Chris Levine is best known for his “Lightness of Being” portrait of Queen Elizabeth II and “She’s Light,” an image of Kate Moss. His luminous portrait of the Dalai Lama, created using 3D technology, will be sold in six limited editions, ranging from small prints to large 3D lenticular portraits, with all proceeds going to charities involved in the 2015 Nepal earthquakes relief effort.
Commenting on the opportunity to capture the Dalai Lama, Levine said in a statement: “He is an extraordinary human being, and I’m humbled to have created his portrait. It was a personal ambition, and that it came to me was something of a blessing. There was a kind of magic involved in how this commission came about. It’s as if there was a higher power directing, and I was just carrying out a duty.”

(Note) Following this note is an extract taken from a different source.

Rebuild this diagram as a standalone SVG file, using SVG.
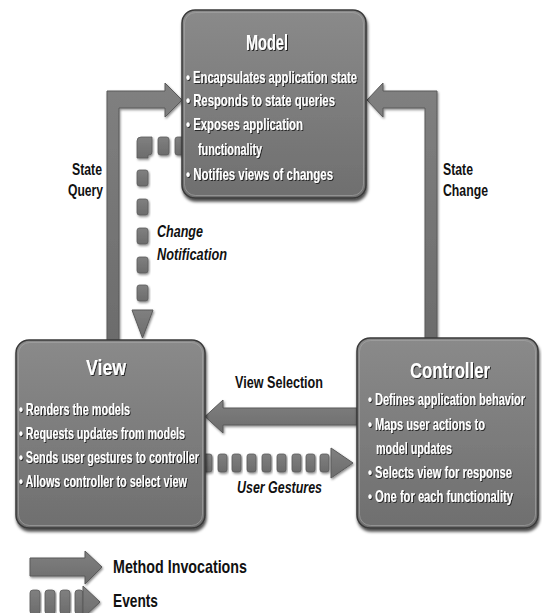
<svg xmlns="http://www.w3.org/2000/svg" width="542" height="613" viewBox="0 0 542 613">
  <defs>
    <linearGradient id="boxGrad" x1="0" y1="0" x2="0" y2="1">
      <stop offset="0" stop-color="#8a8a8a"/>
      <stop offset="1" stop-color="#6f6f6f"/>
    </linearGradient>
    <linearGradient id="arrGrad" x1="0" y1="0" x2="0" y2="1">
      <stop offset="0" stop-color="#808080"/>
      <stop offset="1" stop-color="#6c6c6c"/>
    </linearGradient>
    <filter id="boxShadow" x="-10%" y="-10%" width="120%" height="125%">
      <feDropShadow dx="1" dy="3" stdDeviation="1.8" flood-color="#000" flood-opacity="0.7"/>
    </filter>
    <filter id="txtShadow" x="-5%" y="-20%" width="110%" height="150%">
      <feDropShadow dx="1" dy="1" stdDeviation="0.6" flood-color="#1a1a1a" flood-opacity="0.9"/>
    </filter>
    <filter id="arrShadow" x="-10%" y="-10%" width="130%" height="130%">
      <feDropShadow dx="1" dy="1.5" stdDeviation="0.8" flood-color="#000" flood-opacity="0.45"/>
    </filter>
    <rect id="hdash" x="0" y="0" width="9" height="18" rx="2.5"/>
    <rect id="vdash" x="0" y="0" width="11" height="16" rx="2.5"/>
  </defs>
  <style>
    .box { fill: url(#boxGrad); stroke: #3a3a3a; stroke-width: 1.5; filter: url(#boxShadow); }
    .hl { fill: none; stroke: #a8a8a8; stroke-opacity: 0.6; stroke-width: 1; }
    .title { font-family: "Liberation Sans Narrow", "Liberation Sans", Arial, sans-serif; font-weight: bold; font-size: 22px; fill: #fff; text-anchor: middle; filter: url(#txtShadow); }
    .item { font-family: "Liberation Sans Narrow", "Liberation Sans", Arial, sans-serif; font-weight: bold; font-size: 17px; fill: #fff; filter: url(#txtShadow); }
    .lbl { font-family: "Liberation Sans Narrow", "Liberation Sans", Arial, sans-serif; font-weight: bold; font-size: 16px; fill: #111; }
    .it { font-style: italic; }
    .leg { font-family: "Liberation Sans Narrow", "Liberation Sans", Arial, sans-serif; font-weight: bold; font-size: 19px; fill: #111; }
    .arr { fill: url(#arrGrad); stroke: #5a5a5a; stroke-width: 1; filter: url(#arrShadow); }
    .dash { fill: url(#arrGrad); stroke: #5a5a5a; stroke-width: 0.8; filter: url(#arrShadow); }
  </style>
  <rect x="0" y="0" width="542" height="613" fill="#fff"/>

  <g id="connectors">
    <g id="state-query">
      <path class="arr" d="M107,340 L107,91 L165,91 L165,83 L182,100 L165,117 L165,108 L119,108 L119,340 Z"/>
    </g>
    <g id="state-change">
      <path class="arr" d="M437,338 L437,91 L383,91 L383,83 L367,100 L383,117 L383,108 L425,108 L425,338 Z"/>
    </g>
    <g id="view-selection">
      <path class="arr" d="M357,408 L223,408 L223,400 L205,416.5 L223,433 L223,425 L357,425 Z"/>
    </g>
    <g id="change-notification">
      <path class="dash" d="M141,137 L152,137 L152,152 Q152,155 149,155 L148,155 L148,158 L137,158 L137,141 Q137,137 141,137 Z"/>
      <rect class="dash" x="158" y="137" width="11" height="18" rx="2.5"/>
      <rect class="dash" x="175" y="137" width="11" height="18" rx="2.5"/>
      <use href="#vdash" class="dash" x="137" y="170"/>
      <use href="#vdash" class="dash" x="137" y="199"/>
      <use href="#vdash" class="dash" x="137" y="228"/>
      <use href="#vdash" class="dash" x="137" y="257"/>
      <use href="#vdash" class="dash" x="137" y="285"/>
      <path class="arr" d="M132,310 L153,310 L142.5,338 Z"/>
    </g>
    <g id="user-gestures">
      <use href="#hdash" class="dash" x="203" y="454"/>
      <use href="#hdash" class="dash" x="218" y="454"/>
      <use href="#hdash" class="dash" x="232" y="454"/>
      <use href="#hdash" class="dash" x="247" y="454"/>
      <use href="#hdash" class="dash" x="262" y="454"/>
      <use href="#hdash" class="dash" x="277" y="454"/>
      <use href="#hdash" class="dash" x="292" y="454"/>
      <use href="#hdash" class="dash" x="306" y="454"/>
      <use href="#hdash" class="dash" x="320" y="454"/>
      <path class="arr" d="M331,448 L353,463 L331,478 Z"/>
    </g>
  </g>

  <g id="model">
    <rect class="box" x="182" y="10" width="184" height="188" rx="13"/>
    <rect class="hl" x="184.5" y="12.5" width="179" height="183" rx="11"/>
    <text class="title" x="267" y="50" textLength="42" lengthAdjust="spacingAndGlyphs">Model</text>
    <text class="item" x="186" y="83" textLength="171" lengthAdjust="spacingAndGlyphs">• Encapsulates application state</text>
    <text class="item" x="186" y="106" textLength="149" lengthAdjust="spacingAndGlyphs">• Responds to state queries</text>
    <text class="item" x="186" y="130" textLength="117" lengthAdjust="spacingAndGlyphs">• Exposes application</text>
    <text class="item" x="198" y="155" textLength="64" lengthAdjust="spacingAndGlyphs">functionality</text>
    <text class="item" x="186" y="180" textLength="147" lengthAdjust="spacingAndGlyphs">• Notifies views of changes</text>
  </g>

  <g id="view">
    <rect class="box" x="16" y="340" width="189" height="188" rx="13"/>
    <rect class="hl" x="18.5" y="342.5" width="184" height="183" rx="11"/>
    <text class="title" x="106" y="375" textLength="40" lengthAdjust="spacingAndGlyphs">View</text>
    <text class="item" x="19" y="415" textLength="111" lengthAdjust="spacingAndGlyphs">• Renders the models</text>
    <text class="item" x="19" y="439" textLength="166" lengthAdjust="spacingAndGlyphs">• Requests updates from models</text>
    <text class="item" x="19" y="463" textLength="180" lengthAdjust="spacingAndGlyphs">• Sends user gestures to controller</text>
    <text class="item" x="19" y="487" textLength="168" lengthAdjust="spacingAndGlyphs">• Allows controller to select view</text>
  </g>

  <g id="controller">
    <rect class="box" x="357" y="338" width="181" height="190" rx="13"/>
    <rect class="hl" x="359.5" y="340.5" width="176" height="185" rx="11"/>
    <text class="title" x="450" y="378" textLength="80" lengthAdjust="spacingAndGlyphs">Controller</text>
    <text class="item" x="368" y="405" textLength="157" lengthAdjust="spacingAndGlyphs">• Defines application behavior</text>
    <text class="item" x="368" y="430" textLength="117" lengthAdjust="spacingAndGlyphs">• Maps user actions to</text>
    <text class="item" x="376" y="454" textLength="76" lengthAdjust="spacingAndGlyphs">model updates</text>
    <text class="item" x="368" y="478" textLength="144" lengthAdjust="spacingAndGlyphs">• Selects view for response</text>
    <text class="item" x="368" y="502" textLength="145" lengthAdjust="spacingAndGlyphs">• One for each functionality</text>
  </g>

  <g id="labels">
    <text class="lbl" x="72" y="175" textLength="30" lengthAdjust="spacingAndGlyphs">State</text>
    <text class="lbl" x="68" y="196" textLength="35" lengthAdjust="spacingAndGlyphs">Query</text>
    <text class="lbl" x="443" y="175" textLength="30" lengthAdjust="spacingAndGlyphs">State</text>
    <text class="lbl" x="443" y="196" textLength="45" lengthAdjust="spacingAndGlyphs">Change</text>
    <text class="lbl it" x="157" y="237" textLength="46" lengthAdjust="spacingAndGlyphs">Change</text>
    <text class="lbl it" x="157" y="260" textLength="70" lengthAdjust="spacingAndGlyphs">Notification</text>
    <text class="lbl" x="235" y="388" textLength="88" lengthAdjust="spacingAndGlyphs">View Selection</text>
    <text class="lbl it" x="237" y="493" textLength="85" lengthAdjust="spacingAndGlyphs">User Gestures</text>
  </g>

  <g id="legend">
    <path class="arr" d="M30,558 L85,558 L85,551 L102,567 L85,584 L85,576 L30,576 Z"/>
    <rect class="dash" x="30" y="590" width="10" height="24" rx="3"/>
    <rect class="dash" x="45" y="590" width="10" height="24" rx="3"/>
    <rect class="dash" x="60" y="590" width="10" height="24" rx="3"/>
    <rect class="dash" x="75" y="590" width="8" height="24" rx="3"/>
    <path class="arr" d="M83,586 L100,602 L83,618 Z"/>
    <text class="leg" x="113" y="573" textLength="134" lengthAdjust="spacingAndGlyphs">Method Invocations</text>
    <text class="leg" x="113" y="607" textLength="45" lengthAdjust="spacingAndGlyphs">Events</text>
  </g>
</svg>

Levine’s “Compassion” portrait is currently on display in a specially created meditation room as part of the Fine Art Society’s 140th-anniversary exhibition (June 6 to July 7). BLOUIN ARTINFO got in touch with Levine to find out more about the portrait and his experience with the Dalai Lama.
What led to you creating a portrait of the Dalai Lama?
After the Queen, I was often asked who I’d like to shoot most. I always said the Dalai Lama, and somehow the universe delivered. It was quite strange — I went to meet a friend who I’d not seen for a while and when I saw him, his phone rang. It was the curator appointed by Tibet House to determine the artist to carry out the portrait, saying that he understood he knew me and asking him to introduce us. He handed the phone over to me. It was meant to be.